Un arrêté interministériel supprime toutes les limites maximales de résidus de chlordecone dans les fruits et les légumes.
La semaine dernière, François de Rugy avait annoncé la signature prochaine d’un arrêté ministériel visant à abaisser les valeurs limites acceptables de chlordécone, un insecticide cancérogène longtemps utilisé en Guadeloupe et Martinique, « dans les aliments à base de viandes et de poissons ». Promesse tenue. Publié au Journal officiel du 29 janvier, un arrêté abaisse en effet les limites maximales applicables aux résidus de chlordécone que ne doivent pas dépasser certaines denrées alimentaires… mais cantonne désormais ces limites aux produits issus de la viande et du poisson. Tous les végétaux ont disparu du nouvel arrêté. Laconique, le nouveau texte indique en effet : « Le tableau figurant à l’annexe de l’arrêté du 30 juin 2008 susvisé est remplacé par le tableau figurant à l’annexe du présent arrêté ». Or, alors que le tableau annexé à l’arrêté de 2008 comportait plusieurs pages et détaillait minutieusement les limites maximales pour chaque aliment, le nouveau tableau vise exclusivement la viande bovine et le poisson.
Contacté par ANES et par d’autres médias, le ministère de la transition écologique renvoie vers le ministère de l’agriculture, lequel annonce des explications… qui ne viennent pas.

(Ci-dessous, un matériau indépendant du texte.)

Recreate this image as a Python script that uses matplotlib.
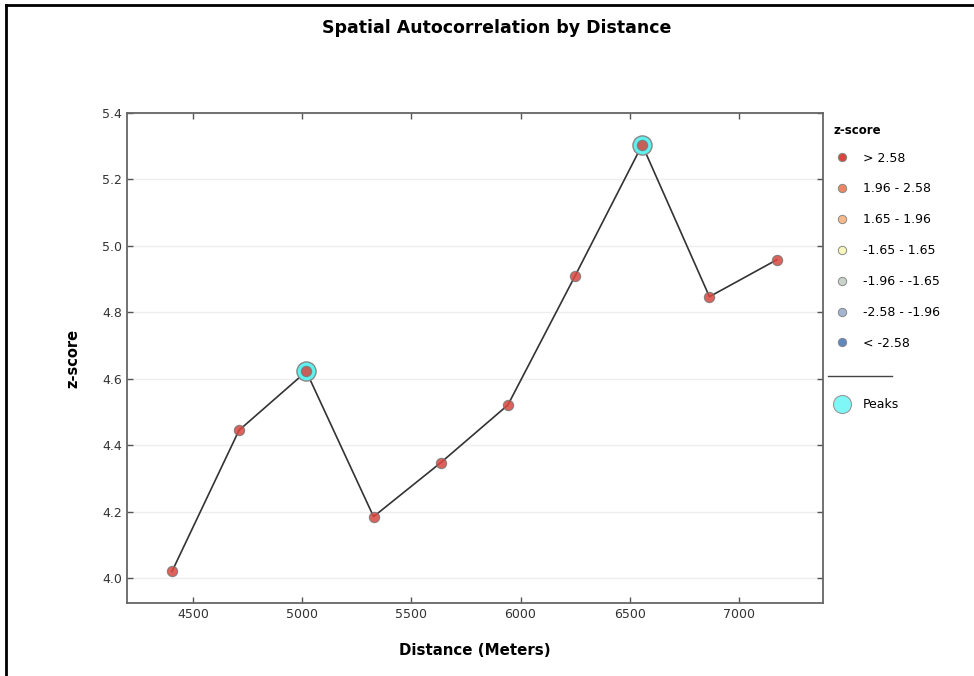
import matplotlib
matplotlib.use("Agg")
import matplotlib.pyplot as plt
from matplotlib.lines import Line2D

# data
distance = [4404, 4711, 5019, 5327, 5634, 5942, 6250, 6557, 6865, 7173]
zscore = [4.02, 4.445, 4.622, 4.185, 4.347, 4.521, 4.91, 5.304, 4.847, 4.958]
peak_idx = [2, 7]

bin_labels = ["> 2.58", "1.96 - 2.58", "1.65 - 1.96", "-1.65 - 1.65",
              "-1.96 - -1.65", "-2.58 - -1.96", "< -2.58"]
bin_colors = ["#d8473f", "#ec8566", "#f8b98a", "#f7f7bd",
              "#c9d3c9", "#a3b5cf", "#5f86bd"]

x_ticks = [4500, 5000, 5500, 6000, 6500, 7000]
y_ticks = [4.0, 4.2, 4.4, 4.6, 4.8, 5.0, 5.2, 5.4]

fig = plt.figure(figsize=(9.74, 6.76), dpi=100)
ax = fig.add_axes([127 / 974, 1 - 603 / 676, (823 - 127) / 974, (603 - 113) / 676])

# grid
for y in y_ticks:
    ax.axhline(y, color="#eeeeee", lw=1.0, zorder=0)

ax.plot(distance, zscore, color="#333333", lw=1.2, zorder=2)

# peaks behind the points
ax.scatter([distance[i] for i in peak_idx], [zscore[i] for i in peak_idx],
           s=190, facecolor="#5ff0f0", edgecolor="#888888", lw=1.0, zorder=3)
ax.scatter(distance, zscore, s=55, facecolor=bin_colors[0], edgecolor="#777777",
           lw=0.8, alpha=0.85, zorder=4)

ax.set_xlim(4198, 7385)
ax.set_ylim(3.925, 5.4)
ax.set_xticks(x_ticks)
ax.set_yticks(y_ticks)
ax.set_yticklabels([f"{v:.1f}" for v in y_ticks])
ax.tick_params(direction="in", length=4, width=1, color="#555555",
               top=True, right=True, labelsize=9, labelcolor="#333333")
for s in ax.spines.values():
    s.set_color("#666666")
    s.set_linewidth(1.3)

ax.set_xlabel("Distance (Meters)", fontsize=10.8, fontweight="bold", labelpad=16)
ax.set_ylabel("z-score", fontsize=10.5, fontweight="bold", labelpad=16)
fig.text(497 / 974, 1 - 28 / 676, "Spatial Autocorrelation by Distance",
         ha="center", va="center", fontsize=12.5, fontweight="bold")

# legend for z-score bins
handles = [Line2D([], [], marker="o", ls="", markersize=6, markerfacecolor=c,
                  markeredgecolor="#888888", markeredgewidth=0.7)
           for c in bin_colors]
leg = fig.legend(handles, bin_labels, title="z-score", loc="upper left",
                 bbox_to_anchor=(829 / 974, 1 - 119 / 676), frameon=False,
                 fontsize=9, labelspacing=1.43, handletextpad=1.1,
                 handlelength=1.2, borderaxespad=0)
leg.get_title().set_fontweight("bold")
leg.get_title().set_fontsize(8.5)
leg._legend_box.align = "left"
leg._legend_box.sep = 10.5

# separator line and peaks entry
fig.add_artist(Line2D([828 / 974, 892 / 974], [1 - 376 / 676, 1 - 376 / 676],
                      color="#444444", lw=1.0))
peak_handle = Line2D([], [], marker="o", ls="", markersize=13,
                     markerfacecolor="#7ff7f7", markeredgecolor="#999999",
                     markeredgewidth=0.8)
fig.legend([peak_handle], ["Peaks"], loc="upper left",
           bbox_to_anchor=(829 / 974, 1 - 393 / 676), frameon=False,
           fontsize=9, handletextpad=1.1, handlelength=1.2, borderaxespad=0)

# frame edges of the original screenshot
fig.add_artist(Line2D([6 / 974, 6 / 974], [0, 1 - 5 / 676], color="black", lw=2))
fig.add_artist(Line2D([6 / 974, 1], [1 - 5 / 676, 1 - 5 / 676], color="black", lw=2))

fig.savefig("out.png", dpi=100)
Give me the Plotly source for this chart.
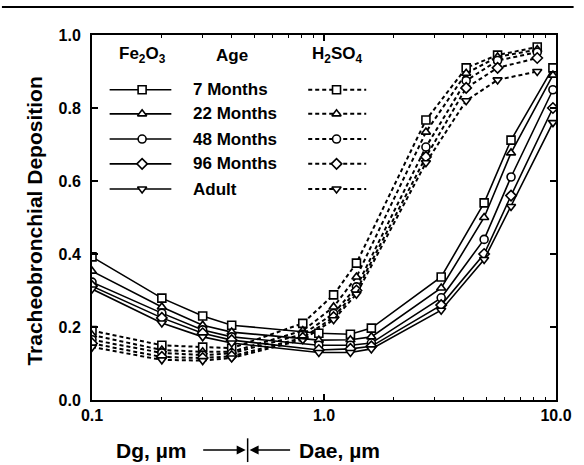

Utilisé jusqu’en 1993 aux Antilles par les producteurs de bananes, le chlordécone, insecticide cancérogène et perturbateur endocrinien, est toujours présent dans les sols où il peut persister environ 600 ans et peut se retrouver notamment dans certaines denrées d’origine végétale ou animale ainsi que dans certains captages d’eau. Cet arrêté « garantira un haut niveau de protection sanitaire pour les consommateurs », avait même indiqué le ministre, répondant à la députée Laurence Vanceunebrock-Mialon (LREM), lors d’une audition devant la délégation des Outre-mer de l’Assemblée nationale.
L’arrêté du publié le 29 janvier
Mise à jour du 31 janvier à 11 h 19
Voici la réponse du ministère de l’agriculture, parvenue à ANES après la mise en ligne de cet article : « Les LMR (limites maximales de résidus) végétaux et céréales restent inchangées ; elles n’ont pas été reprises dans l’AM (arrêté ministériel) pour des raisons logistiques car figurant déjà au niveau de la réglementation UE ».
Cette réponse appelle plusieurs précisions :
- Les LMR sont précisées dans deux « règlements » de l’Union européenne. Les règlements sont des textes « d’application directe » : ils n’ont pas besoin (contrairement aux « directives ») d’être transposés dans le droit français pour être applicables ;
- Ces règlements étaient déjà en application lorsque l’arrêté de 2008 a été signé. Il n’y a donc aucune raison juridique pour que l’arrêté publié cette semaine adopte une présentation différente du précédent ;
- Les deux règlements européens en question sont des textes extrêmement complexes, d’accès ardu, et comportant plusieurs dizaines de pages de tableaux : ils statuent en effet sur des dizaines de substances. Le tableau complet annexé à l’arrêté français de 2008 permettait un accès simple et rapide aux LMR du chlordecone pour chaque produit alimentaire ;
- La rédaction du nouvel arrêté est juridiquement critiquable : en « substituant » un tableau à un autre, sans mentionner le cas des produits qui ne figurent pas dans le nouveau tableau, il indique implicitement que la réglementation concernant ces produits a changé. Nul doute que l’insécurité juridique liée à cette rédaction maladroite sera génératrice de contentieux.